For two decades neither teaching nor research under the program had any direct policy influence in Chile. But deep and long-standing disorientations throughout society quickly worsened during the Allende period; by September 1973 inflation had reached 1,000%, setting the stage for a military coup. After a year and a half of procrastination, the military government, headed by General and later President Augusto Pinochet, turned the national economy over to the Chicago Boys in 1975. Given a free hand in economic policy, they transformed Chile–not without hitting some potholes along the way--from a failing statist economy into the soundest internationally integrated market economy in Latin America. Even before the Chicago Boys became active players in Chile, Harberger had begun including other Latin Americans in the program; in time those people had an impact around the world. Several Chicago Boys are ministers in the current Chilean government of President Sebastián Piñera.

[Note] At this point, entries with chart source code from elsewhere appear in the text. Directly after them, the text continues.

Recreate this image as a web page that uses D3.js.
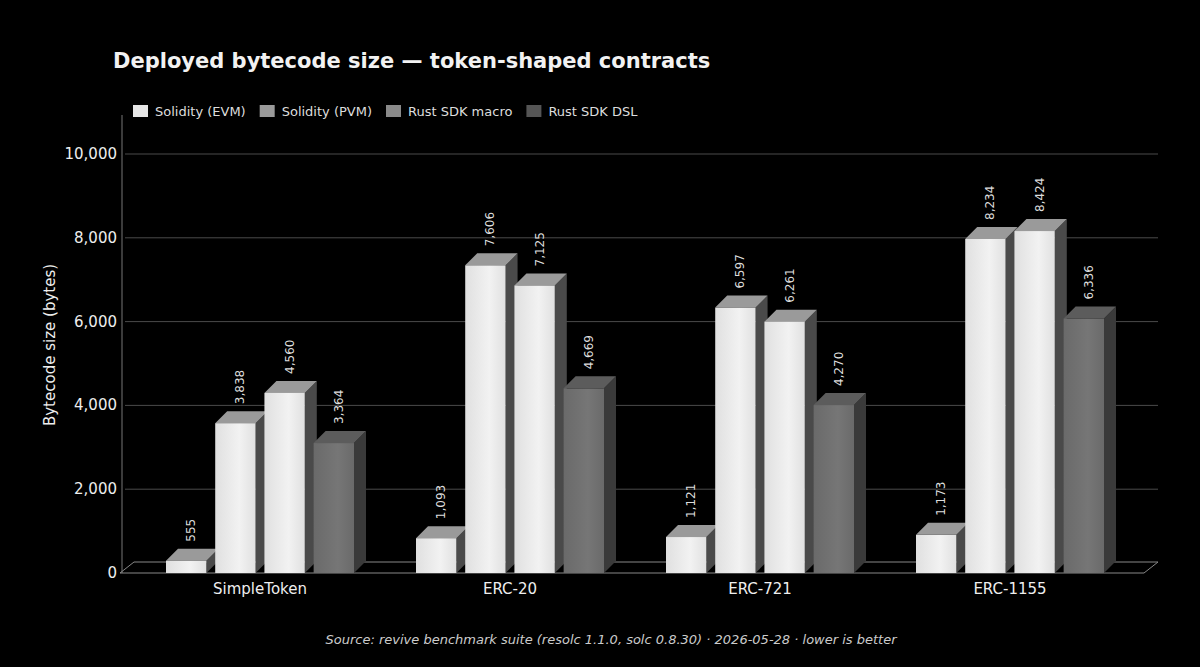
<!DOCTYPE html><html><head><meta charset="utf-8"><script src="https://cdn.jsdelivr.net/npm/d3@7"></script>
<style>body{margin:0;background:#000}svg{display:block;font-family:"DejaVu Sans",sans-serif}</style></head><body><svg id="c" width="1200" height="667"></svg>
<script>
const categories=["SimpleToken","ERC-20","ERC-721","ERC-1155"];
const seriesNames=["Solidity (EVM)","Solidity (PVM)","Rust SDK macro","Rust SDK DSL"];
const evm=[555,1093,1121,1173];
const pvm=[3838,7606,6597,8234];
const macro=[4560,7125,6261,8424];
const dsl=[3364,4669,4270,6336];
const yTicks=[0,2000,4000,6000,8000,10000];
const series=[evm,pvm,macro,dsl];
const legendCol=["#e6e6e6","#9a9a9a","#8a8a8a","#555"];
const front=[["#e0e0e0","#f2f2f2"],["#e0e0e0","#f2f2f2"],["#e0e0e0","#f2f2f2"],["#6a6a6a","#767676"]];
const topC=["#9a9a9a","#9a9a9a","#9a9a9a","#5c5c5c"];
const sideC=["#4a4a4a","#4a4a4a","#4a4a4a","#3a3a3a"];
const svg=d3.select("#c");
const D=12;
const x0=d3.scaleBand().domain(categories).range([135,1135]);
const x1=d3.scaleBand().domain(d3.range(4)).range([0,188]).paddingInner(0.18);
const y=d3.scaleLinear().domain([0,10000]).range([573,154]);
const defs=svg.append("defs");
front.forEach((c,i)=>{const g=defs.append("linearGradient").attr("id","g"+i);g.append("stop").attr("offset","0").attr("stop-color",c[0]);g.append("stop").attr("offset","0.6").attr("stop-color",c[1]);g.append("stop").attr("offset","1").attr("stop-color",c[0]);});
svg.append("text").attr("x",113).attr("y",68).attr("fill","#f2f2f2").attr("font-size",21).attr("font-weight","bold").text("Deployed bytecode size — token-shaped contracts");
svg.append("g").selectAll("line").data(yTicks.slice(1)).join("line").attr("x1",125).attr("x2",1158).attr("y1",d=>y(d)).attr("y2",d=>y(d)).attr("stroke","#4a4a4a");
svg.append("g").selectAll("text").data(yTicks).join("text").attr("x",117).attr("y",d=>y(d)+5).attr("text-anchor","end").attr("fill","#eee").attr("font-size",15).text(d=>d3.format(",")(d));
svg.append("line").attr("x1",122).attr("x2",122).attr("y1",115).attr("y2",573).attr("stroke","#777");
svg.append("path").attr("d",`M120,573L134,562L1158,562L1144,573Z`).attr("fill","none").attr("stroke","#888");
svg.append("text").attr("transform","translate(55,345) rotate(-90)").attr("text-anchor","middle").attr("fill","#eee").attr("font-size",15).text("Bytecode size (bytes)");
categories.forEach((c,ci)=>{
 const gx=x0(c)+(x0.bandwidth()-188)/2;
 series.forEach((s,si)=>{
  const v=s[ci],bx=gx+x1(si),w=x1.bandwidth(),yt=y(v)+D-1,yb=y(0);
  const g=svg.append("g");
  g.append("path").attr("d",`M${bx+w},${yt}L${bx+w+D},${yt-D}L${bx+w+D},${yb-D}L${bx+w},${yb}Z`).attr("fill",sideC[si]);
  g.append("path").attr("d",`M${bx},${yt}L${bx+D},${yt-D}L${bx+w+D},${yt-D}L${bx+w},${yt}Z`).attr("fill",topC[si]);
  g.append("rect").attr("x",bx).attr("y",yt).attr("width",w).attr("height",yb-yt).attr("fill",`url(#g${si})`);
  const lx=bx+w/2+9,ly=y(v)-8;
  g.append("text").attr("transform",`translate(${lx},${ly}) rotate(-90)`).attr("fill","#ddd").attr("font-size",12).text(d3.format(",")(v));
 });
 svg.append("text").attr("x",x0(c)+x0.bandwidth()/2).attr("y",594).attr("text-anchor","middle").attr("fill","#eee").attr("font-size",15).text(c);
});
let lx=133;
seriesNames.forEach((n,i)=>{
 svg.append("rect").attr("x",lx).attr("y",105).attr("width",15).attr("height",12).attr("fill",legendCol[i]);
 const t=svg.append("text").attr("x",lx+22).attr("y",116).attr("fill","#ddd").attr("font-size",13).text(n);
 lx+=22+t.node().getComputedTextLength()+14;
});
svg.append("text").attr("x",611).attr("y",644).attr("text-anchor","middle").attr("fill","#ccc").attr("font-size",13).attr("font-style","italic").text("Source: revive benchmark suite (resolc 1.1.0, solc 0.8.30) · 2026-05-28 · lower is better");
</script></body></html>
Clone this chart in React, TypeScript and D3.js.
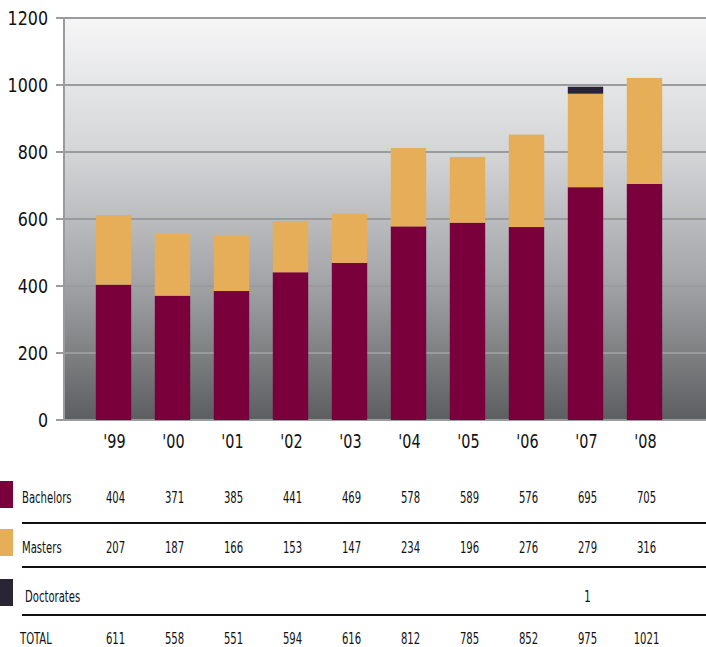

The early interviews in this collection on audiocassettes were conducted by Hoover Americas curator William Ratliff in 1992 in Santiago and Entre Lagos, Chile. The interviewees included key early supporters of the Chicago Boys, most importantly former naval officer Roberto Kelly and Hernán Cubillos, the foreign minister during the Beagle Channel dispute with Argentina, in addition to historian Gonzalo Vial. In the early 1970s Cubillos and Kelly urged ten Chicago Boys to produce “The Brick” (“El Ladrillo”) that outlined future policies of the Chicago Boys. El Ladrillo was based on an earlier reform program drawn up for (and rejected by) Conservative president Jorge Alessandri (1958–64) by Sergio de Castro, minister of finance from 1977 to 1982 whom Harberger called “the most prominent leader of the first big wave of Chilean reform.” The five latest interviews (January 2011) were set up with the assistance of a second-generation Chicago Boy and PUC dean, Francisco Rosende; they were conducted at the Libertad y Desarrollo think tank in Santiago (Luis Larraín, executive director) by Switzer and PUC adjunct professor Luis Gonzales. The five interviewed were Sergio de Castro, Rolf Luders, Juan Andrés Fontaine, Alvaro Donoso and Martín Costabal. Full transcripts of the interviews are available, as are a recorded lecture and PowerPoint presentation on the Chicago Boys that Luders gave at the Hoover Institution in March 2011.
The main non-Chilean market reformer in this collection is Domingo Cavallo, a doctoral graduate of Harvard University, who was minister of the economy under two Argentine presidents. Material on him includes an interview conducted by Ratliff in Buenos Aires in 1993; a seminar (including a discussion of currency boards and related matters with Milton Friedman), and an interview with Ratliff, at the Jordan Winery in Healdsburg, California in May 1997; and a lecture in 2007 at Stanford University.
In addition to the interviews is a copy of “El Ladrillo,” some manuscripts and papers of Cubillos and Cavallo, and other related documents. Beyond this collection about Chile's Chicago Boys, related collections at Hoover include the Hernán Cubillos Sallato papers, Domingo Cavallo writings, William E. Ratliff papers, and Chilean subject collection.